When dead reckoning became deadly: remembering the Andes air disaster

Fokker F27
Image: Pedro Escobal

Today marks the 45th anniversary of an extraordinary survival story: the crash of Uruguayan Air Force flight 571 in the South American Andes.

The Fairchild FH-227D (a version of the Fokker F27 Friendship) was on a charter flight, taking a rugby union team from Montevideo in Uruguay, to Santiago, Chile. The plane had made an overnight stop in Mendoza, Argentina, because of bad weather.

Because of the weather and the aircraft’s service ceiling of 30,000 feet, the pilots flew south from Mendoza and planned to fly through a low pass in the Andes before turning north to Santiago. But in cloud, the aircraft crashed into two peaks at about 13,800 feet, severing both wings consequitively. The fuselage slid down a mountainside and ended up largely intact, in a snow bank.

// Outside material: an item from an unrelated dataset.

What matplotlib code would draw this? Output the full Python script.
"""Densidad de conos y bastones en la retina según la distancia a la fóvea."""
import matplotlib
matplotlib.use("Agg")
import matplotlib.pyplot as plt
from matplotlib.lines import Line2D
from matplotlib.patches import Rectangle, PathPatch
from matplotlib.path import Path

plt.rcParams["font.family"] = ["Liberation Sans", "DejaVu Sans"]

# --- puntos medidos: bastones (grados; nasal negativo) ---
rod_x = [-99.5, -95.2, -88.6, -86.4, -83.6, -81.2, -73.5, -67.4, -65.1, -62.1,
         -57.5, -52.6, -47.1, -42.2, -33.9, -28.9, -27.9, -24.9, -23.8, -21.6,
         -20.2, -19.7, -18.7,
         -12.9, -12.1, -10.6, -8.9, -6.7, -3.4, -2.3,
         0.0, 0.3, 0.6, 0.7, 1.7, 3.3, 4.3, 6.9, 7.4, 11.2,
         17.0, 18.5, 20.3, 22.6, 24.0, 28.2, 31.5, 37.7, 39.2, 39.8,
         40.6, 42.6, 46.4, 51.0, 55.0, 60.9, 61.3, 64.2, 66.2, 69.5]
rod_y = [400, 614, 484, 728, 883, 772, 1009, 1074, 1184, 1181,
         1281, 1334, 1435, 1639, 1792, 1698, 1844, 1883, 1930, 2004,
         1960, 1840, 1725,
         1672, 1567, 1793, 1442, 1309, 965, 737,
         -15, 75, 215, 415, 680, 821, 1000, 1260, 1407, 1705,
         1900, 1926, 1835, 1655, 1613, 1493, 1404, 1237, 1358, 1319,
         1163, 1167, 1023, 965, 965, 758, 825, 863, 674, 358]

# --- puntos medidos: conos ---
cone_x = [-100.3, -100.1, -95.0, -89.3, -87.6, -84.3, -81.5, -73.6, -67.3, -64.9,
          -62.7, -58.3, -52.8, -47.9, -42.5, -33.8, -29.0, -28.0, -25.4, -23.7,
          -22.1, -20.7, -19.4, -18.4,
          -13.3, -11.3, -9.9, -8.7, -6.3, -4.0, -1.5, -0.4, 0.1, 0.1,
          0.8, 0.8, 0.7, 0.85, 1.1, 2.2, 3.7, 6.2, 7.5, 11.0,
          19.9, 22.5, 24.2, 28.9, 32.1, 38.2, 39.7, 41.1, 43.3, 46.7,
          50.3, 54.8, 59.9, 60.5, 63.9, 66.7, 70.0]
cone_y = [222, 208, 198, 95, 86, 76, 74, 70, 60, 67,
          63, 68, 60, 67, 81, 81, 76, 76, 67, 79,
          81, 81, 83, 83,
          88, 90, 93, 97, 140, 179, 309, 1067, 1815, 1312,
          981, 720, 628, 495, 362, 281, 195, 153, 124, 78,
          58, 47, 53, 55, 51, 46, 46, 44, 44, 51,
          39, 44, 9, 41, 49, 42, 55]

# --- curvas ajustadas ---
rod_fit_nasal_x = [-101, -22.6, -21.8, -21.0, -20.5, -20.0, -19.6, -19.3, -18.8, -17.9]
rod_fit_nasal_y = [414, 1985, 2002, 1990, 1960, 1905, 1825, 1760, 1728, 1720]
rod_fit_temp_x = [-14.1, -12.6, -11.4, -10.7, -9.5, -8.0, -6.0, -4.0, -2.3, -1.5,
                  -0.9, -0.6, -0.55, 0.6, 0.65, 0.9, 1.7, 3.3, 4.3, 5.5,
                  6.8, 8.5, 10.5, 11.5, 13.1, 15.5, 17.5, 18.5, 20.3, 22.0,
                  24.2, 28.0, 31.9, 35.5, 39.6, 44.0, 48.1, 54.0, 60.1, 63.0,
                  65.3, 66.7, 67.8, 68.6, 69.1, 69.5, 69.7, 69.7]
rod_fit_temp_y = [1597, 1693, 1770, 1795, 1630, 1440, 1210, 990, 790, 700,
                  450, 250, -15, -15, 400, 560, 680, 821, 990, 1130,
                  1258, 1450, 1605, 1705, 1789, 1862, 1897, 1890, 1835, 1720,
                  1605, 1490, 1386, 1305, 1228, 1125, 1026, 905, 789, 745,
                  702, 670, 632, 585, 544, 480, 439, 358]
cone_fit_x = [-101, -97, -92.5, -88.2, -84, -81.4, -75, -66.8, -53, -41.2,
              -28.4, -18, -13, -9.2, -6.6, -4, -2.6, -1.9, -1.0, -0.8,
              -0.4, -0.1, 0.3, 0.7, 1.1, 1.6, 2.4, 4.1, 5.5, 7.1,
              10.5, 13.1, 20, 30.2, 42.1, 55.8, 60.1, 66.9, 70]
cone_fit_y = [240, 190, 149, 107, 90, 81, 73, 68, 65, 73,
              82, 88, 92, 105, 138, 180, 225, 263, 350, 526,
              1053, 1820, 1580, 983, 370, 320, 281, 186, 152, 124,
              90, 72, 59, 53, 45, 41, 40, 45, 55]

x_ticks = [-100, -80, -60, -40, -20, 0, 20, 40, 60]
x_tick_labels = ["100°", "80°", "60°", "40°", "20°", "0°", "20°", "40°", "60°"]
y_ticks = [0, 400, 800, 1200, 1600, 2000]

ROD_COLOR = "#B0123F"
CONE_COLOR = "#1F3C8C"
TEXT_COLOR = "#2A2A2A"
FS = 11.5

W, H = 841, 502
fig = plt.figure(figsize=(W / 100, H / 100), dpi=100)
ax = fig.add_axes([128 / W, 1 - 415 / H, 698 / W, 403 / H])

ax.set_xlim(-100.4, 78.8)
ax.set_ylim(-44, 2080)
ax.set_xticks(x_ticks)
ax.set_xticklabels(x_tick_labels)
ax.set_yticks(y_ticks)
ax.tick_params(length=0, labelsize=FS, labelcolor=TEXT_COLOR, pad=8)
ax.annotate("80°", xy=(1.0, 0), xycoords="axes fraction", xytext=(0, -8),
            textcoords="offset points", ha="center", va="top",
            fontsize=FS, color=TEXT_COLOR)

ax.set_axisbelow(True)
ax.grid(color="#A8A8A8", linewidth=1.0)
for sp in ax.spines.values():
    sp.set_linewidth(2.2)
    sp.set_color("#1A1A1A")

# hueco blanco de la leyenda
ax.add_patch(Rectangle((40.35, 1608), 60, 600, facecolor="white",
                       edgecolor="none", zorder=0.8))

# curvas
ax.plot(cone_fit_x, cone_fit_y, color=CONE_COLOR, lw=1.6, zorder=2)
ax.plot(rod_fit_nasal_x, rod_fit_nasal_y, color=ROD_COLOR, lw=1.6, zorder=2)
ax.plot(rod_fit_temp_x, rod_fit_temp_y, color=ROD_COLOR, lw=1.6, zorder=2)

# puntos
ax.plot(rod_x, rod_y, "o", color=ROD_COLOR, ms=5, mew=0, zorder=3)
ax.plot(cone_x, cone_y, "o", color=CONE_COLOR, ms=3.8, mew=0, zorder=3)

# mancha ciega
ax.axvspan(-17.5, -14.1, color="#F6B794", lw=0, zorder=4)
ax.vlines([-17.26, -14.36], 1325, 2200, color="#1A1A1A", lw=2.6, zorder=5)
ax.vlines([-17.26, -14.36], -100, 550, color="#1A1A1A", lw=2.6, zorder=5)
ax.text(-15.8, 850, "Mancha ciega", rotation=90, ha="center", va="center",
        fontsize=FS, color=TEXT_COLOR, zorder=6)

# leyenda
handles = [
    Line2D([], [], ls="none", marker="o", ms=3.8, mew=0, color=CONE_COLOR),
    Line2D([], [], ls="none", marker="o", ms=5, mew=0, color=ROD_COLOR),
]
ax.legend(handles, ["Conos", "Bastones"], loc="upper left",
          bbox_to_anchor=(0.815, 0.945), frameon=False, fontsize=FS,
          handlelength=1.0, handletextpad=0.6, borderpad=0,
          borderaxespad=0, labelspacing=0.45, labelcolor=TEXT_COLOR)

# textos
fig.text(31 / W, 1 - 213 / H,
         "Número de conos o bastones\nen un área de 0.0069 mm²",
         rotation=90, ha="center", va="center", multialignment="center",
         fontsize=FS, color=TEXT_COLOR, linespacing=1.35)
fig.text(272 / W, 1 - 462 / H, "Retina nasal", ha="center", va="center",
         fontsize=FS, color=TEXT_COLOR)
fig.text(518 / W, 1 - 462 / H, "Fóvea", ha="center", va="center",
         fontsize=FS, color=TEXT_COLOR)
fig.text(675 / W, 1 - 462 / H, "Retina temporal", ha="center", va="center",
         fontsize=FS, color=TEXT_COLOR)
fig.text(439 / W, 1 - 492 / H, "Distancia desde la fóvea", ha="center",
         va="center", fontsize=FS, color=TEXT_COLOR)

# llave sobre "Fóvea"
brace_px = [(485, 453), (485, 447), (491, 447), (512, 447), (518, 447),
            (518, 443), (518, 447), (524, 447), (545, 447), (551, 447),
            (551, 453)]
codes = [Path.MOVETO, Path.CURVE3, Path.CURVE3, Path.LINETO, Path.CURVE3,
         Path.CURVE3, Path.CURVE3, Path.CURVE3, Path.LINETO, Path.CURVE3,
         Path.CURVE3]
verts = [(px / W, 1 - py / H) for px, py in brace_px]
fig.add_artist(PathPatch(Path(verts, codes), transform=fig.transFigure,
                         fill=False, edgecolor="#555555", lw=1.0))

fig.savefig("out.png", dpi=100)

The co-pilot, Lieutenant Colonel Dante Héctor Lagurara, survived the initial impact, and mistakenly believed that the aircraft had passed Curicó in Chile, a major town on the western side of the Andes.

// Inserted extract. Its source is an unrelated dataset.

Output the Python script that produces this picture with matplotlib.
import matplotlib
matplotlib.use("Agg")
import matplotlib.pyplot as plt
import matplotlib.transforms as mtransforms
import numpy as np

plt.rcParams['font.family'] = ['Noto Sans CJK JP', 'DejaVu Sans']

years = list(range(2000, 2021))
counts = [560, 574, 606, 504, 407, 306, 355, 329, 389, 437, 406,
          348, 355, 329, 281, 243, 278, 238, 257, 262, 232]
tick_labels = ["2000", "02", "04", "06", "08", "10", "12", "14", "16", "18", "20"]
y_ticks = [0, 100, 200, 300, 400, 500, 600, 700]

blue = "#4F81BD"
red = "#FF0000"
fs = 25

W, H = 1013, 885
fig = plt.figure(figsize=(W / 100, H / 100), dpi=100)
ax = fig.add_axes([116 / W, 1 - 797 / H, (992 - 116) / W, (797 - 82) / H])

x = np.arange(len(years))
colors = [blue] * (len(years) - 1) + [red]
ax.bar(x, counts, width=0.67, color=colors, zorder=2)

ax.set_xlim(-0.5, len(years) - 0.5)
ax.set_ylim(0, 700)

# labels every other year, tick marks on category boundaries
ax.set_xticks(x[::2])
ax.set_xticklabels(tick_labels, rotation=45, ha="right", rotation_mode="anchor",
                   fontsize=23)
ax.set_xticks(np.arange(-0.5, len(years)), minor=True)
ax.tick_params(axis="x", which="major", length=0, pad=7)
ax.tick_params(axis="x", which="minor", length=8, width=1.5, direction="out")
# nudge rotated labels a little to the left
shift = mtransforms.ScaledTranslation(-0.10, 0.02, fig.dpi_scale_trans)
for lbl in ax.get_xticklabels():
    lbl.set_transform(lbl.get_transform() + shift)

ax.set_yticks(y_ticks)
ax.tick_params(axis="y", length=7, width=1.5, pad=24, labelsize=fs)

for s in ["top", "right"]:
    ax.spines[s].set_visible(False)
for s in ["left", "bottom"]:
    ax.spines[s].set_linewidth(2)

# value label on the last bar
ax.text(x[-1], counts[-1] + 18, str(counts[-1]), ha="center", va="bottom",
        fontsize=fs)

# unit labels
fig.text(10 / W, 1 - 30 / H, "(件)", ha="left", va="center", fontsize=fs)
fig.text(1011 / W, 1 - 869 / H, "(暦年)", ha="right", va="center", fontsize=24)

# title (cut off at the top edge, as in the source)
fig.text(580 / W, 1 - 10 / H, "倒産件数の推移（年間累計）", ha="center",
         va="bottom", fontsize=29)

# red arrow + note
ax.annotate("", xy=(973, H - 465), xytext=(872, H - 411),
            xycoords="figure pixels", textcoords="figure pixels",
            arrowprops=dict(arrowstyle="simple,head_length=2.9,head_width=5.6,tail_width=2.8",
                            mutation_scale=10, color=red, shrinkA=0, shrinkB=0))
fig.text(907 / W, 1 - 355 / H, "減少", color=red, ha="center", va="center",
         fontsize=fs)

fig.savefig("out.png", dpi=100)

But Lagurara’s dead reckoning was way out, probably because it did not take account of strong headwinds; the aircraft was some 90 km to the east and still in Argentina.

In this there were strong parallels with the disappearance over the Andes in 1947 of Star Dust, a British South American Airways Avro Lancastrian. Its fate was not discovered for more than 50 years, until pieces of wreckage began to emerge from snow and ice. It is assumed that the pilots mistakenly believed they had cleared the Andes and were therefore safe to descend, not being aware that they had been flying against a jet stream.

The initial search for flight 571 was cancelled after eight days. The white aircraft blended in with the snow, making it virtually invisible from above, and the survivors lacked the materials to write an SOS message. The aircraft radio could not be used to call for help because it required alternating current.

Of the 45 on board, 33 had survived the crash but only 16 lived to be rescued. Six died in the days after the crash and eight were killed when an avalanche buried the fuselage. It took three days for the survivors of this second disaster to dig themselves out. Three more survivors died over the next five weeks. Two survivors were eventually able to walk out of the mountains, and the remainder were rescued after 72 days. They had had to resort to eating the flesh of their dead team mates. The crash has been the subject of several books, films and documentaries, including Survive! (1976) and Alive (1993).

Flight 571 was the second flight over the Andes to take the lives of a sporting team.  In 1961, LAN Chile flight 621 a DC-3 carrying members of top-division Chilean soccer team Green Cross disappeared on a flight from Castro, in the country’s south, to Santiago.  It was not until 2015 that a team of mountaineers came upon the wreckage, including human remains, about 350 km from Santiago at an altitude of more than 10,000 feet.  According to a Washington Post report, the climbers refused to reveal the exact location for fear the site would be looted.

The crash of flight 571 is a remarkable story of survival decades before technologies such as satellite navigation and mobile phones. It is also a reminder not to be smug about any of these things: despite extraordinary advances in technology and safety aircraft are still being flown into terrain (although more rarely these days), or disappearing. In a sad postscript, a Piper Cub crashed during a flypast to commemorate the event this week, in Uruguay, killing its passenger.